А в Ростове жизнь распорядилась совсем не так, как я предполагал. Поступив на работу в редакцию областной газеты «Молот», я рассчитывал поездить по донской земле, по местам гражданской войны. Скрутил меня туберкулез легких, который переборол романтику, хотя от того благоговение перед творцом «Тихого Дона» не исчезло. И когда спустя десять лет, уже живя в Москве, приехал я в Ростов и благодаря Анатолию Калинину оказался среди других литературных гостей Шолохова в гостинице «Дон» – то сплошным переживанием для меня были те долгие часы, когда я слушал и смотрел на писателя. Видно, глубоко засел во мне образ автора «Тихого Дона», овеянный трагизмом времени, что вот и тогда, на той встрече, в живом Михаиле Александровиче я видел того Шолохова. (О встрече с Шолоховым я рассказал в журнале «Слово» в начале девяностых годов.) И в своей литературной работе я не скрывал своего преклонения перед автором гениального «Тихого Дона», творцом образа Григория Мелехова, сына «серединного народа», который своими поступками, действиями, кровавыми схватками в бою расплачивался за умственные спекуляции, «поиски обновления» героев из интеллигенции типа толстовского Пьера Безухова (об этом моя статья «Тихий Дон» и русская классика» в книге «Надежда исканий». – М., 1978).

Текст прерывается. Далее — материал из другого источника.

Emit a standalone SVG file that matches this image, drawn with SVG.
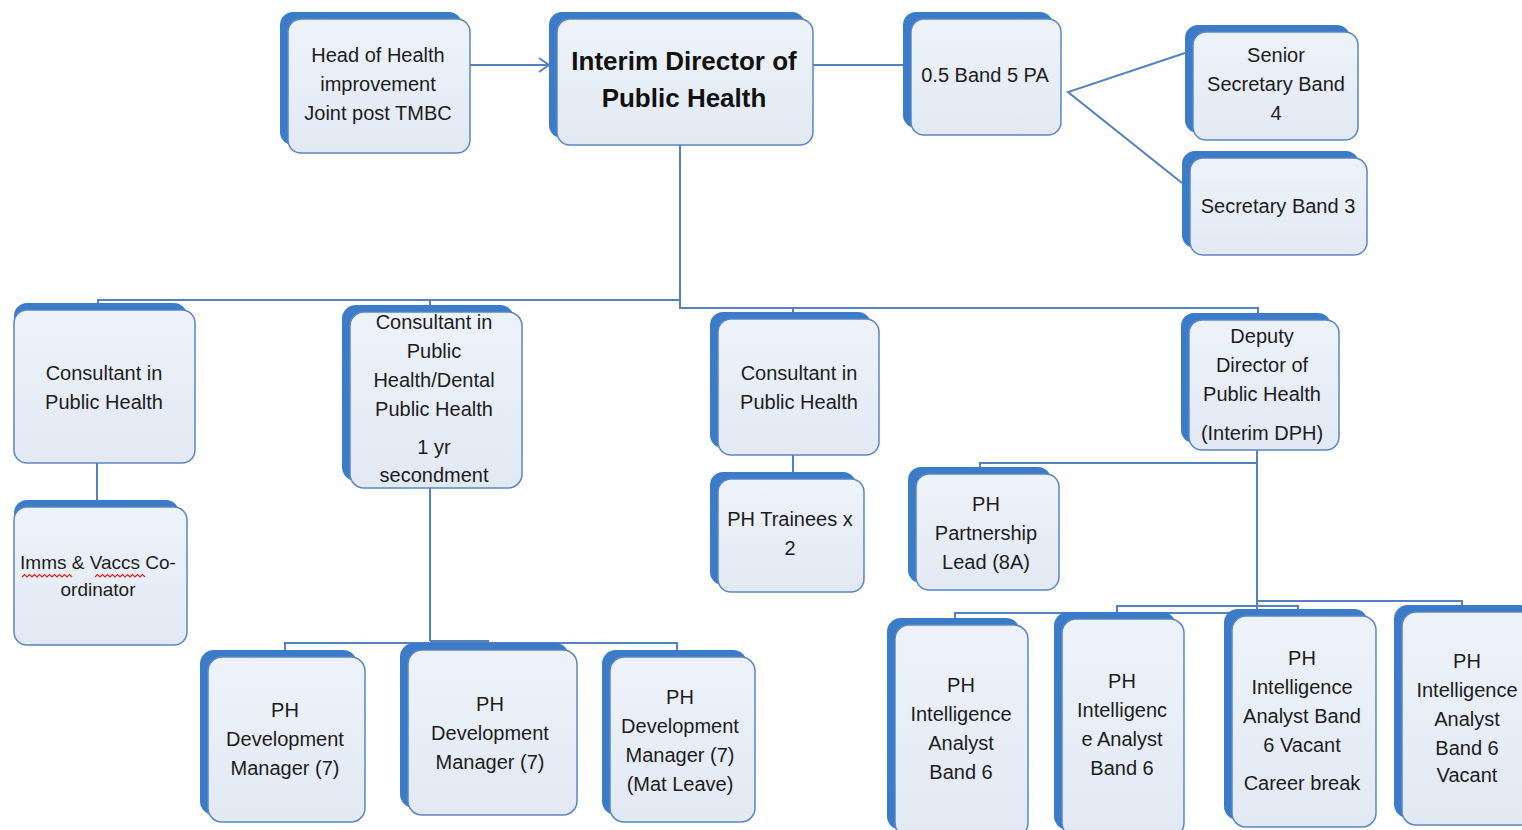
<svg xmlns="http://www.w3.org/2000/svg" width="1522" height="830" viewBox="0 0 1522 830">
<style>
.bk{fill:#3b7bc8;}
.fr{fill:url(#g);stroke:#5a86c2;stroke-width:1.5;}
.t{font-family:"Liberation Sans",Arial,sans-serif;font-size:20px;fill:#1c1c1c;text-anchor:middle;}
.tb{font-family:"Liberation Sans",Arial,sans-serif;font-size:26px;font-weight:bold;fill:#111;text-anchor:middle;}
.c{fill:none;stroke:#5582bd;stroke-width:2;}
.w{fill:none;stroke:#e0201c;stroke-width:1.2;}
</style>
<defs>
<linearGradient id="g" x1="0" y1="0" x2="0" y2="1">
<stop offset="0" stop-color="#eef3fa"/>
<stop offset="1" stop-color="#e2e9f3"/>
</linearGradient>
<marker id="arr" viewBox="0 0 12 16" refX="11" refY="8" markerWidth="12" markerHeight="16" markerUnits="userSpaceOnUse" orient="auto">
<path d="M1,1 L11,8 L1,15" fill="none" stroke="#5582bd" stroke-width="2"/>
</marker>
</defs>
<rect width="1522" height="830" fill="#fff"/>

<g id="connectors">
<line class="c" x1="470" y1="65" x2="549" y2="65" marker-end="url(#arr)"/>
<line class="c" x1="813" y1="65" x2="903" y2="65"/>
<polyline class="c" points="1185,53 1068,92 1182,183"/>
<polyline class="c" points="680,145 680,300 98,300 98,305"/>
<polyline class="c" points="430,300 430,305"/>
<polyline class="c" points="680,300 680,308 1258,308 1258,313"/>
<polyline class="c" points="793,308 793,312"/>
<line class="c" x1="97" y1="463" x2="97" y2="500"/>
<polyline class="c" points="430,488 430,641"/>
<polyline class="c" points="285,650 285,643 677,643 677,650"/>
<polyline class="c" points="430,641 488,641 488,643"/>
<line class="c" x1="793" y1="455" x2="793" y2="472"/>
<polyline class="c" points="1257,450 1257,613"/>
<polyline class="c" points="980,467 980,463 1257,463"/>
<polyline class="c" points="955,620 955,613 1257,613"/>
<polyline class="c" points="1117,612 1117,606 1298,606 1298,610"/>
<polyline class="c" points="1257,601 1462,601 1462,605"/>
</g>

<g id="n-head">
<rect class="bk" x="280" y="12" width="182" height="133" rx="13"/>
<rect class="fr" x="288" y="19" width="182" height="134" rx="13"/>
<text class="t" x="378" y="62">Head of Health</text>
<text class="t" x="378" y="91">improvement</text>
<text class="t" x="378" y="120">Joint post TMBC</text>
</g>

<g id="n-interim">
<rect class="bk" x="549" y="12" width="256" height="126" rx="13"/>
<rect class="fr" x="557" y="19" width="256" height="126" rx="13"/>
<text class="tb" x="684" y="70">Interim Director of</text>
<text class="tb" x="684" y="107">Public Health</text>
</g>

<g id="n-pa">
<rect class="bk" x="903" y="12" width="150" height="116" rx="13"/>
<rect class="fr" x="911" y="19" width="150" height="116" rx="13"/>
<text class="t" x="985" y="82">0.5 Band 5 PA</text>
</g>

<g id="n-senior">
<rect class="bk" x="1185" y="25" width="165" height="108" rx="13"/>
<rect class="fr" x="1193" y="32" width="165" height="108" rx="13"/>
<text class="t" x="1276" y="62">Senior</text>
<text class="t" x="1276" y="91">Secretary Band</text>
<text class="t" x="1276" y="120">4</text>
</g>

<g id="n-sec3">
<rect class="bk" x="1182" y="151" width="177" height="97" rx="13"/>
<rect class="fr" x="1190" y="158" width="177" height="97" rx="13"/>
<text class="t" x="1278" y="213">Secretary Band 3</text>
</g>

<g id="n-cons1">
<rect class="bk" x="14" y="303" width="173" height="153" rx="13"/>
<rect class="fr" x="14" y="310" width="181" height="153" rx="13"/>
<text class="t" x="104" y="380">Consultant in</text>
<text class="t" x="104" y="409">Public Health</text>
</g>

<g id="n-imms">
<rect class="bk" x="14" y="500" width="165" height="138" rx="13"/>
<rect class="fr" x="14" y="507" width="173" height="138" rx="13"/>
<text class="t" x="98" y="569" style="font-size:19px">Imms &amp; Vaccs Co-</text>
<text class="t" x="98" y="596" style="font-size:19px">ordinator</text>
<path class="w" d="M22,577 l2.5,-2.5 2.5,2.5 2.5,-2.5 2.5,2.5 2.5,-2.5 2.5,2.5 2.5,-2.5 2.5,2.5 2.5,-2.5 2.5,2.5 2.5,-2.5 2.5,2.5 2.5,-2.5 2.5,2.5 2.5,-2.5 2.5,2.5 2.5,-2.5 2.5,2.5 2.5,-2.5 2.5,2.5"/>
<path class="w" d="M95,577 l2.5,-2.5 2.5,2.5 2.5,-2.5 2.5,2.5 2.5,-2.5 2.5,2.5 2.5,-2.5 2.5,2.5 2.5,-2.5 2.5,2.5 2.5,-2.5 2.5,2.5 2.5,-2.5 2.5,2.5 2.5,-2.5 2.5,2.5 2.5,-2.5 2.5,2.5 2.5,-2.5 2.5,2.5"/>
</g>

<g id="n-dental">
<rect class="bk" x="342" y="305" width="172" height="176" rx="14"/>
<rect class="fr" x="350" y="312" width="172" height="176" rx="14"/>
<text class="t" x="434" y="329">Consultant in</text>
<text class="t" x="434" y="358">Public</text>
<text class="t" x="434" y="387">Health/Dental</text>
<text class="t" x="434" y="416">Public Health</text>
<text class="t" x="434" y="454">1 yr</text>
<text class="t" x="434" y="482">secondment</text>
</g>

<g id="n-cons2">
<rect class="bk" x="710" y="312" width="161" height="136" rx="13"/>
<rect class="fr" x="718" y="319" width="161" height="136" rx="13"/>
<text class="t" x="799" y="380">Consultant in</text>
<text class="t" x="799" y="409">Public Health</text>
</g>

<g id="n-trainees">
<rect class="bk" x="710" y="472" width="146" height="113" rx="13"/>
<rect class="fr" x="718" y="479" width="146" height="113" rx="13"/>
<text class="t" x="790" y="526">PH Trainees x</text>
<text class="t" x="790" y="555">2</text>
</g>

<g id="n-deputy">
<rect class="bk" x="1181" y="313" width="150" height="130" rx="13"/>
<rect class="fr" x="1189" y="320" width="150" height="130" rx="13"/>
<text class="t" x="1262" y="343">Deputy</text>
<text class="t" x="1262" y="372">Director of</text>
<text class="t" x="1262" y="401">Public Health</text>
<text class="t" x="1262" y="440">(Interim DPH)</text>
</g>

<g id="n-partner">
<rect class="bk" x="908" y="467" width="143" height="116" rx="13"/>
<rect class="fr" x="916" y="474" width="143" height="116" rx="13"/>
<text class="t" x="986" y="511">PH</text>
<text class="t" x="986" y="540">Partnership</text>
<text class="t" x="986" y="569">Lead (8A)</text>
</g>

<g id="n-dev1">
<rect class="bk" x="200" y="650" width="157" height="165" rx="14"/>
<rect class="fr" x="208" y="657" width="157" height="165" rx="14"/>
<text class="t" x="285" y="717">PH</text>
<text class="t" x="285" y="746">Development</text>
<text class="t" x="285" y="775">Manager (7)</text>
</g>

<g id="n-dev2">
<rect class="bk" x="400" y="643" width="169" height="165" rx="14"/>
<rect class="fr" x="408" y="650" width="169" height="165" rx="14"/>
<text class="t" x="490" y="711">PH</text>
<text class="t" x="490" y="740">Development</text>
<text class="t" x="490" y="769">Manager (7)</text>
</g>

<g id="n-dev3">
<rect class="bk" x="602" y="650" width="145" height="165" rx="14"/>
<rect class="fr" x="610" y="657" width="145" height="165" rx="14"/>
<text class="t" x="680" y="704">PH</text>
<text class="t" x="680" y="733">Development</text>
<text class="t" x="680" y="762">Manager (7)</text>
<text class="t" x="680" y="791">(Mat Leave)</text>
</g>

<g id="n-intel1">
<rect class="bk" x="887" y="618" width="133" height="212" rx="14"/>
<rect class="fr" x="895" y="625" width="133" height="212" rx="14"/>
<text class="t" x="961" y="692">PH</text>
<text class="t" x="961" y="721">Intelligence</text>
<text class="t" x="961" y="750">Analyst</text>
<text class="t" x="961" y="779">Band 6</text>
</g>

<g id="n-intel2">
<rect class="bk" x="1054" y="612" width="122" height="218" rx="14"/>
<rect class="fr" x="1062" y="619" width="122" height="218" rx="14"/>
<text class="t" x="1122" y="688">PH</text>
<text class="t" x="1122" y="717">Intelligenc</text>
<text class="t" x="1122" y="746">e Analyst</text>
<text class="t" x="1122" y="775">Band 6</text>
</g>

<g id="n-intel3">
<rect class="bk" x="1224" y="609" width="144" height="211" rx="14"/>
<rect class="fr" x="1232" y="616" width="144" height="211" rx="14"/>
<text class="t" x="1302" y="665">PH</text>
<text class="t" x="1302" y="694">Intelligence</text>
<text class="t" x="1302" y="723">Analyst Band</text>
<text class="t" x="1302" y="752">6 Vacant</text>
<text class="t" x="1302" y="790">Career break</text>
</g>

<g id="n-intel4">
<rect class="bk" x="1394" y="605" width="140" height="213" rx="14"/>
<rect class="fr" x="1402" y="612" width="140" height="213" rx="14"/>
<text class="t" x="1467" y="668">PH</text>
<text class="t" x="1467" y="697">Intelligence</text>
<text class="t" x="1467" y="726">Analyst</text>
<text class="t" x="1467" y="755">Band 6</text>
<text class="t" x="1467" y="782">Vacant</text>
</g>
</svg>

Так что я никак не могу признать справедливым обвинение меня в том, что я «подымал руку на Шолохова».
В недавно вышедшей книге Т. Окуловой-Микешиной «Бесовщина под прикрытием утопий» впервые исследована роль в разрушении великой державы такой касты, как советники из числа западников-космополитов последних советских вождей, начиная с Хрущева. Об истории возникновения этой касты рассказывает один из подобных советников Г. Шахназаров в своей книге «Цена свободы. Реформация Горбачева глазами его помощника». «Это была первая группа такого рода. В какой-то мере ее создание было навеяно опытом американцев. Как раз в те годы президент Кеннеди привлек к себе на помощь для совета специалистов из числа крупных политологов, историков, экономистов. В моду входили так называемые мозговые атаки, предлагавшие правителям веер альтернативных решений. Нечто вроде этого задумал только что возведенный в сан секретаря ЦК КПСС заведующий отделом по связям с коммунистическими и рабочими партиями социалистических стран Юрий Владимирович Андропов». По признанию мемуариста, эта группа была «своего рода инородным телом в чиновничьем организме, какой представлял собой аппарат ЦК КПСС». По его же словам, в политической жизни противостояли два лагеря: «в одном – великодержавники, славянофилы, или евразийцы, в другом – западники, интегралисты, или космополиты». Новоиспеченная группа консультантов Андропова и состояла исключительно из западников-космополитов, таких, как Г. Арбатов, Г. Шахназаров, А. Бовин, А. Черняев, Ф. Бурлацкий и т. д.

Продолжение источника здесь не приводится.